Motoring

Exploring Great British Motoring

by BTM

Sun, 05 June 2022

Exploring Great British Motoring

As we celebrate Her Majesty Queen Elizabeth II’s Platinum Jubilee, Kristian Harrison takes a look back at the British automobile industry’s extensive and prestigious history.

As with most good things in life, it all started with a friendship. When Frederick Simms met Gottlieb Daimler in 1889 and decided to buy the rights to sell and manufacture Gottlieb›s high-speed petrol engine, he kicked off a chain of events that led to Britain becoming the second-largest manufacturer of automobiles worldwide by the mid-19th century.

Rolls Royce, Land Rover, Bentley, Lotus and Jaguar are just some of the household names familiar across the globe. That’s before you even get to pop culture icons such as James Bond’s Aston Martin and the Mini Cooper.

British manufacturing hasn’t just been a success on the road either. On track it has delivered some of the most memorable machines in sporting history, with names such as McLaren and Williams etched into folklore. In fact, did you know that nine of the current 10 Formula One teams, except Ferrari obviously, are built and delivered in the UK despite their international ownership? 

Let’s go back to where it all began. Simms› documented plans to manufacture Daimler motors were taken over, together with his company and its Daimler licences, by London company-promoter H J Lawson. In 1896, Lawson bought a disused cotton mill in Coventry from a friend for the purpose of car engine and chassis manufacture where, it is claimed, the UK›s first serial production car was made.

Unfortunately, unlike the rapid mass production which Henry Ford revolutionised in the United States, early British manufacture was effectively stopped by a series of Locomotive Acts which severely restricted the use of mechanically propelled vehicles on the public highways. 

For example, each vehicle had to be accompanied by a crew of three and there was a 2mph speed limit in towns. Just imagine! You could literally walk quicker than you were allowed to drive. Good for pedestrians, not so much for anyone wanting to get anywhere in a hurry.

It wasn’t until that man Henry Ford built a new factory in Manchester in 1913 that the industry got a foothold, building 7,310 cars that year to become the biggest manufacturer by a distance. Unfortunately, this ground to a halt as soon as it started due to the First World War and even after that, the green shoots of recovery were quickly stifled by the Second as almost all manufacturing was diverted to producing engines for British aircraft. 

Still, the requirements of war production led to the development of new mass-production techniques in the motor industry which proved invaluable in the post-war boom.

By 1950, a year in which 75 percent of British car production and 60 percent of its commercial vehicle production was exported, the UK provided 52 percent of the world›s exported vehicles. By 1955, five companies produced 90 percent of the UK›s motor vehicle output: BMC, Ford, Rootes, Standard-Triumph and Vauxhall, supplemented by popular niche producers like Rover and Jaguar. 

Unfortunately, this wasn’t to last.
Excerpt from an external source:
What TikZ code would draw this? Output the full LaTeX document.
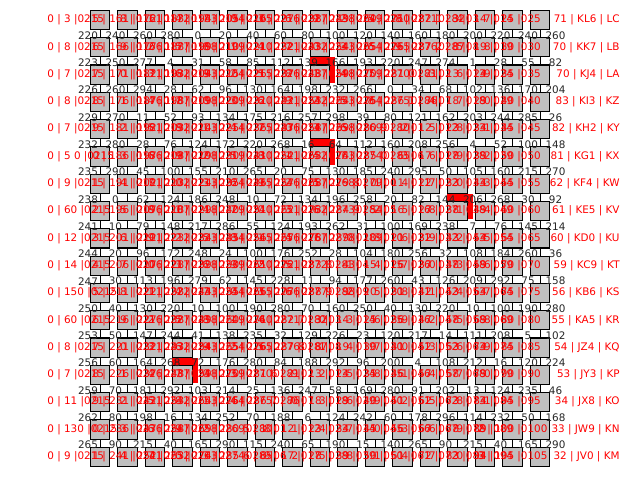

By the Sixties, labour-intensive methods and wide model ranges hindered opportunities to reduce manufacturing costs – the UK›s unit costs were higher than those of their major Japanese, European and American competitors. 

The opening up of continental Europe also led to more imports than ever before, and it was clear the motoring pool was diversifying. By the 1980s, European cars such as Renault, Peugeot, Citroen, Volkswagen and Fiat were more common on the roads than British vehicles.

Luckily, offering tax incentives to international conglomerates resulted in a keen interest in setting up production facilities in the UK. In 1986, Nissan opened their first factory in Europe, choosing Sunderland as a location. It is still open to this day, and indeed, Britain is one of the biggest manufacturers of vehicles in the world … just for other countries’ cars!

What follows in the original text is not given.